Soundgarden – Black Hole Sun
Superunknown by Soundgarden continues to hit hard, as does the realization Chris Cornell and his guttural howl that could reach the heavens is gone forever. “Black Hole Sun” was appropriately the final song performed at the tribute to the iconic singer’s memory back in January.
Pearl Jam – Spin the Black Circle
On the heels of the fastest-selling album in history, Pearl Jam followed up Vs. with something deemed “experimental” at the time even though it featured huge hit “Better Man”, a slow burning Uncle Neil Young-type jam in “Not for You”, and the very rockin’ “Spin the Black Circle”.
Stone Temple Pilots – Vasoline
Purple went a long way towards proving STP weren’t grunge coattail riders. It’s a shame Scott Weiland couldn’t hold it together long-term in the manner his vocals seem to do here, seamlessly alternating between psych, country, blues and harder rock over the course of eleven cuts.
The Offspring – Come Out and Play
Along with Green Day, The Offspring are guilty of corrupting North American youth with California-sunburnt punk. I would have loved to include swear-happy “Bad Habit” off of their Smash-ing indie hit, not that any commercially-aspiring radio station would have ever touched it.
Nirvana – About a Girl (Unplugged)
More than a quarter century after seeing Nirvana abandon their amps on MuchMusic, I still get chills whenever Kurt Cobain says “Good evening”, before strumming the one off their first record he naively thought most people didn’t know that opens MTV Unplugged in New York.
Live – Selling the Drama
It still may be the dumbest band name ever, no matter how you typeset it (i.e., LĪVE / +LĪVE+). Cue ball Ed Kowalczyk’s voice is no joke, selling the proverbial drama that this newfangled alt-rock didn’t always have to sound like Redwood trees being chopped down with guitars.

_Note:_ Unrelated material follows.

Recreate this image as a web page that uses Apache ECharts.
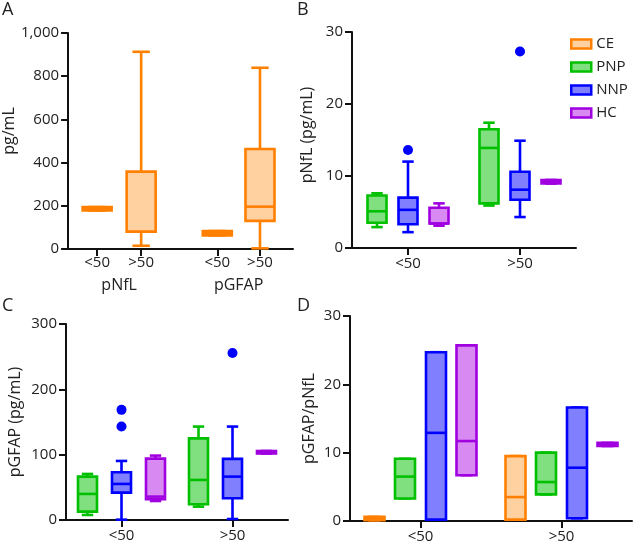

R.E.M. – What’s the Frequency, Kenneth?
The band that crawled from the South hadn’t toured full-scale in six years prior to Monster’s release. Once the alternative pioneer Athenians finally did, their high-octane shows served to remind the then-current crop of artists none of them would be there without R.E.M..
Nine Inch Nails – March of the Pigs
Once regulated to the dankest of the underground, industrial music as engineered by Nine Inch Nails went supernova in 1994 and made Trent Reznor a pin-up star akin to Corey Hart in the ’80s with Tiger Beat. Not bad for a morosely gothic occupant of the infamous Tate House, huh?
The Tragically Hip – Grace, Too
Let’s face it, CanCon wasn’t on the radars of the radio stations I measured despite our country’s emerging music talent. Alanis, Shania & Celine would take a little longer to break through. The Tragically Hip’s moody Day for Night did place 7th on CFNY’s Top 102 Albums that year.
Weezer – Buddy Holly
Twenty-five years and thirteen albums later (six self-titled informally named after colours), the geeks in Weezer look to have finally inherited the earth. Spike Jonze’s nostalgic romp of a music video back to Happy Days blows my mind whenever I see it. Every. Single. Time!
Hole – Miss World
I realize this playlist doesn’t adequately reflect how Courtney Love wasn’t the only woman making noise in 1994. What a tumultuous period; few however were as uncompromisingly loud, brash and determined to succeed, or quite frankly as good as her band Hole’s Live Through This.